FAIRFIELD, Ohio — Food pantries across the country are experiencing increased demand at a time when giving slows due to summer vacation. Add in inflation, and leaders of these food banks say you get the perfect storm.
“We have had nearly 50 truckloads of food just be canceled,” said Terry Perdue, executive director at Shared Harvest Food Bank.
Perdue said his food pantry in Fairfield went from feast to famine in recent months as his team struggles to fill bare shelves.
“It is a time when we experience increased need cyclicly because children are out of school,” Perdue said.
Every Friday, he and a team of volunteers serve upwards of 200 families, hit by high food costs, high gas prices and food shortages.
“We call it a perfect storm because in just a few short months the extra federal benefits that are currently supporting people towards what we are thinking is the tail end of the pandemic, they are about to go away,” he said.

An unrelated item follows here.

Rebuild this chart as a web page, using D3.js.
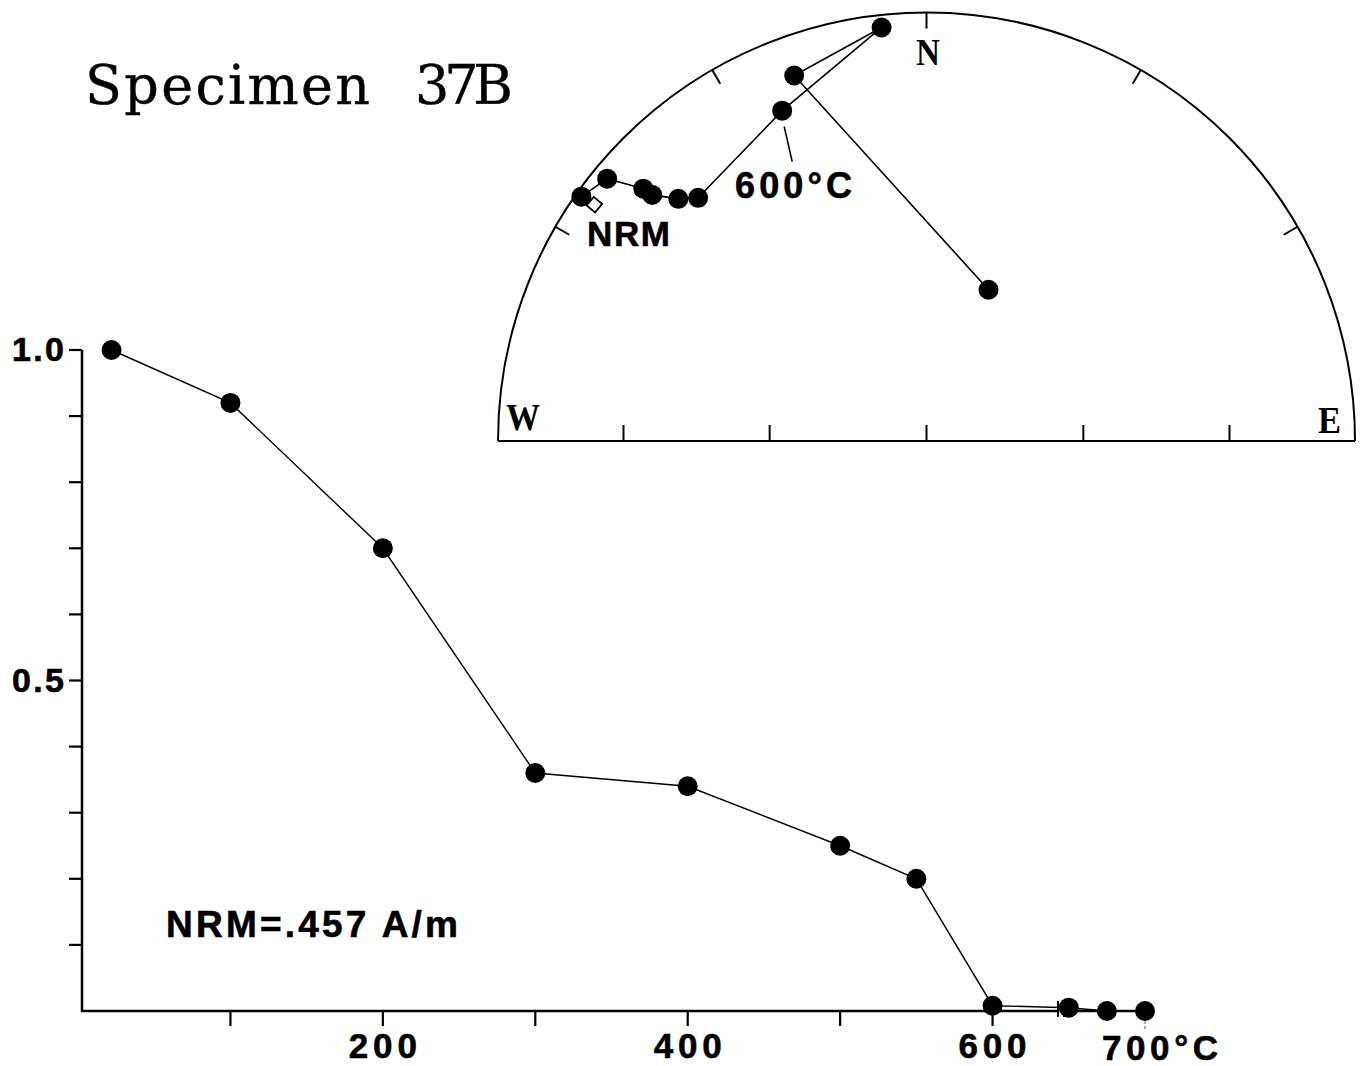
<!DOCTYPE html>
<html lang="en">
<head>
    <meta charset="UTF-8">
    <title>Specimen 37B - thermal demagnetization</title>
    <script src="https://d3js.org/d3.v7.min.js"></script>
    <style>
        body {
            margin: 0;
            background: white;
        }
        svg {
            background-color: white;
            display: block;
        }
        .lbl {
            font-family: "Liberation Sans", Arial, sans-serif;
            font-weight: bold;
            fill: black;
            stroke: black;
            stroke-width: 0.6;
        }
        .dir {
            font-family: "Liberation Serif", "Times New Roman", serif;
            font-weight: bold;
            fill: black;
        }
        .title {
            font-family: "DejaVu Serif", serif;
            fill: black;
            stroke: black;
            stroke-width: 0.4;
        }
    </style>
</head>
<body>
    <script>
        // demagnetization curve (normalised intensity vs temperature)
        const temps = [22, 100, 200, 300, 400, 500, 550, 600, 650, 675, 700];
        const intensity = [1.0, 0.92, 0.70, 0.36, 0.34, 0.25, 0.20, 0.008, 0.005, 0.0, 0.0];

        const xTicks = [100, 200, 300, 400, 500, 600, 700];
        const xTickLabels = [{v: 200, t: '200'}, {v: 400, t: '400'}, {v: 600, t: '600'}];
        const yTicks = [0.1, 0.2, 0.3, 0.4, 0.5, 0.6, 0.7, 0.8, 0.9, 1.0];
        const yTickLabels = [{v: 1.0, t: '1.0'}, {v: 0.5, t: '0.5'}];

        // stereonet directions, in plotting order (declination, inclination)
        const decl = [305.3, 309.4, 311.7, 311.9, 314.3, 316.8, 336.4, 353.8, 340.1, 22.3];
        const incl = [1.5, 4.0, 12.5, 15.1, 20.2, 23.2, 17.0, 3.3, 10.2, 58.7];

        const netDecTicks = [300, 330, 0, 30, 60];
        const netIncTicks = [30, 60, 90];

        const width = 1362;
        const height = 1066;

        const svg = d3.select('body')
                      .append('svg')
                      .attr('width', width)
                      .attr('height', height);

        // ---------- demag curve ----------
        const xScale = d3.scaleLinear()
                         .domain([0, 700])
                         .range([78, 1145]);

        const yScale = d3.scaleLinear()
                         .domain([0, 1])
                         .range([1011, 350]);

        const axisX0 = 82;
        const axisY0 = yScale(0);

        // y axis
        svg.append('line')
           .attr('x1', axisX0).attr('x2', axisX0)
           .attr('y1', yScale(1)).attr('y2', axisY0 + 1)
           .attr('stroke', 'black').attr('stroke-width', 2.5);

        svg.selectAll('.ytick')
           .data(yTicks)
           .join('line')
           .attr('class', 'ytick')
           .attr('x1', axisX0 - 13).attr('x2', axisX0)
           .attr('y1', d => yScale(d)).attr('y2', d => yScale(d))
           .attr('stroke', 'black').attr('stroke-width', 2.2);

        svg.selectAll('.ylab')
           .data(yTickLabels)
           .join('text')
           .attr('class', 'lbl ylab')
           .attr('x', 64)
           .attr('y', d => yScale(d.v) + 11)
           .attr('text-anchor', 'end')
           .attr('font-size', 34)
           .attr('textLength', 52)
           .attr('lengthAdjust', 'spacing')
           .text(d => d.t);

        // x axis, broken just after 600
        const breakX = [1058, 1064];
        svg.append('line')
           .attr('x1', axisX0 - 1).attr('x2', breakX[0])
           .attr('y1', axisY0).attr('y2', axisY0)
           .attr('stroke', 'black').attr('stroke-width', 2.5);
        svg.append('line')
           .attr('x1', breakX[1]).attr('x2', xScale(700) + 2)
           .attr('y1', axisY0).attr('y2', axisY0)
           .attr('stroke', 'black').attr('stroke-width', 2.5);
        svg.selectAll('.brk')
           .data(breakX)
           .join('line')
           .attr('class', 'brk')
           .attr('x1', d => d).attr('x2', d => d)
           .attr('y1', axisY0 - 10).attr('y2', axisY0 + 6)
           .attr('stroke', 'black').attr('stroke-width', 2);

        svg.selectAll('.xtick')
           .data(xTicks)
           .join('line')
           .attr('class', 'xtick')
           .attr('x1', d => xScale(d)).attr('x2', d => xScale(d))
           .attr('y1', axisY0).attr('y2', d => axisY0 + (d === 700 ? 18 : 15))
           .attr('stroke', d => d === 700 ? '#777' : 'black')
           .attr('stroke-dasharray', d => d === 700 ? '3,2' : null)
           .attr('stroke-width', d => d === 700 ? 1.2 : 2.2);

        svg.selectAll('.xlab')
           .data(xTickLabels)
           .join('text')
           .attr('class', 'lbl xlab')
           .attr('x', d => xScale(d.v))
           .attr('y', 1058)
           .attr('text-anchor', 'middle')
           .attr('font-size', 35)
           .attr('textLength', 68)
           .attr('lengthAdjust', 'spacing')
           .text(d => d.t);

        svg.append('text')
           .attr('class', 'lbl')
           .attr('x', xScale(700) - 43)
           .attr('y', 1060)
           .attr('font-size', 35)
           .attr('textLength', 116)
           .attr('lengthAdjust', 'spacing')
           .text('700°C');

        const demag = temps.map((t, i) => ({t: t, v: intensity[i]}));

        svg.append('path')
           .datum(demag)
           .attr('fill', 'none')
           .attr('stroke', 'black')
           .attr('stroke-width', 1.4)
           .attr('d', d3.line().x(d => xScale(d.t)).y(d => yScale(d.v)));

        svg.selectAll('.dpt')
           .data(demag)
           .join('circle')
           .attr('class', 'dpt')
           .attr('cx', d => xScale(d.t))
           .attr('cy', d => yScale(d.v))
           .attr('r', 10)
           .attr('fill', 'black');

        svg.append('text')
           .attr('class', 'lbl')
           .attr('x', 166)
           .attr('y', 937)
           .attr('font-size', 37)
           .attr('textLength', 292)
           .attr('lengthAdjust', 'spacing')
           .text('NRM=.457 A/m');

        // ---------- title ----------
        svg.append('text')
           .attr('class', 'title')
           .attr('x', 85)
           .attr('y', 104)
           .attr('font-size', 54)
           .attr('textLength', 285)
           .attr('lengthAdjust', 'spacing')
           .text('Specimen');
        svg.append('text')
           .attr('class', 'title')
           .attr('x', 415)
           .attr('y', 104)
           .attr('font-size', 54)
           .attr('textLength', 98)
           .attr('lengthAdjust', 'spacing')
           .text('37B');

        // ---------- equal-area stereonet (upper half) ----------
        const cx = 926.5, cy = 441, R = 428.5;
        // equal area: r = R * sqrt(1 - sin(inc))
        const rScale = d3.scaleSqrt().domain([0, 1]).range([0, R]);
        const rad = Math.PI / 180;
        const proj = (dec, inc) => {
            const r = rScale(1 - Math.sin(inc * rad));
            return [cx + r * Math.sin(dec * rad), cy - r * Math.cos(dec * rad)];
        };

        const net = svg.append('g');

        net.append('path')
           .attr('d', d3.arc()
                .innerRadius(R).outerRadius(R)
                .startAngle(-Math.PI / 2).endAngle(Math.PI / 2)())
           .attr('transform', `translate(${cx},${cy})`)
           .attr('fill', 'none')
           .attr('stroke', 'black')
           .attr('stroke-width', 2);

        net.append('line')
           .attr('x1', cx - R).attr('x2', cx + R)
           .attr('y1', cy).attr('y2', cy)
           .attr('stroke', 'black').attr('stroke-width', 2);

        // ticks on the rim, pointing inward
        net.selectAll('.rimtick')
           .data(netDecTicks)
           .join('line')
           .attr('class', 'rimtick')
           .attr('x1', d => proj(d, 0)[0])
           .attr('y1', d => proj(d, 0)[1])
           .attr('x2', d => cx + (R - 16) * Math.sin(d * rad))
           .attr('y2', d => cy - (R - 16) * Math.cos(d * rad))
           .attr('stroke', 'black').attr('stroke-width', 2);

        // ticks on the E-W line
        const ewTicks = [];
        netIncTicks.forEach(inc => {
            ewTicks.push(proj(270, inc)[0]);
            if (inc !== 90) ewTicks.push(proj(90, inc)[0]);
        });
        net.selectAll('.ewtick')
           .data(ewTicks)
           .join('line')
           .attr('class', 'ewtick')
           .attr('x1', d => d).attr('x2', d => d)
           .attr('y1', cy).attr('y2', cy - 16)
           .attr('stroke', 'black').attr('stroke-width', 2);

        net.append('text').attr('class', 'dir')
           .attr('x', 506).attr('y', 430)
           .attr('font-size', 38)
           .attr('textLength', 34).attr('lengthAdjust', 'spacingAndGlyphs')
           .text('W');
        net.append('text').attr('class', 'dir')
           .attr('x', 916).attr('y', 65)
           .attr('font-size', 37)
           .attr('textLength', 24).attr('lengthAdjust', 'spacingAndGlyphs')
           .text('N');
        net.append('text').attr('class', 'dir')
           .attr('x', 1318).attr('y', 433)
           .attr('font-size', 37)
           .attr('textLength', 23).attr('lengthAdjust', 'spacingAndGlyphs')
           .text('E');

        const dirs = decl.map((d, i) => proj(d, incl[i]));

        net.append('path')
           .datum(dirs)
           .attr('fill', 'none')
           .attr('stroke', 'black')
           .attr('stroke-width', 1.6)
           .attr('d', d3.line());

        // NRM open diamond marker
        const nrm = dirs[0];
        net.append('rect')
           .attr('x', -5.5).attr('y', -5.5)
           .attr('width', 11).attr('height', 11)
           .attr('transform', `translate(${nrm[0] + 13},${nrm[1] + 8}) rotate(40)`)
           .attr('fill', 'white')
           .attr('stroke', 'black')
           .attr('stroke-width', 1.8);

        net.selectAll('.spt')
           .data(dirs)
           .join('circle')
           .attr('class', 'spt')
           .attr('cx', d => d[0])
           .attr('cy', d => d[1])
           .attr('r', 10)
           .attr('fill', 'black');

        net.append('text')
           .attr('class', 'lbl')
           .attr('x', 587).attr('y', 246)
           .attr('font-size', 35)
           .attr('textLength', 83).attr('lengthAdjust', 'spacing')
           .text('NRM');

        // 600°C annotation with leader
        const p600 = dirs[6];
        net.append('line')
           .attr('x1', p600[0] + 2).attr('y1', p600[1] + 16)
           .attr('x2', p600[0] + 10).attr('y2', p600[1] + 51)
           .attr('stroke', 'black').attr('stroke-width', 1.6);
        net.append('text')
           .attr('class', 'lbl')
           .attr('x', 735).attr('y', 198)
           .attr('font-size', 36)
           .attr('textLength', 117).attr('lengthAdjust', 'spacing')
           .text('600°C');
    </script>
</body>
</html>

Cincinnati Urban Promise, a nonprofit in Westwood that hosts a food pantry, is also facing a similar dilemma as they see higher demand from the people they serve and deal with the added barrier of living in a food desert.
“The added cost of food and gas and having the ability to go across town to the grocery store when people are already on a very fixed budget," director Abe Brandyberry said. "Being able to gain access to that food is getting harder."
Both Brandyberry and Perdue said there is no end in sight.
“The need is still very much here,” Perdue said. “We cannot let people forget that there are people who don’t recover as quickly economically as the rest of us.”
The two organizations are in need of donations — both monetary and food. Shared Harvest is also looking for volunteers to help serve families.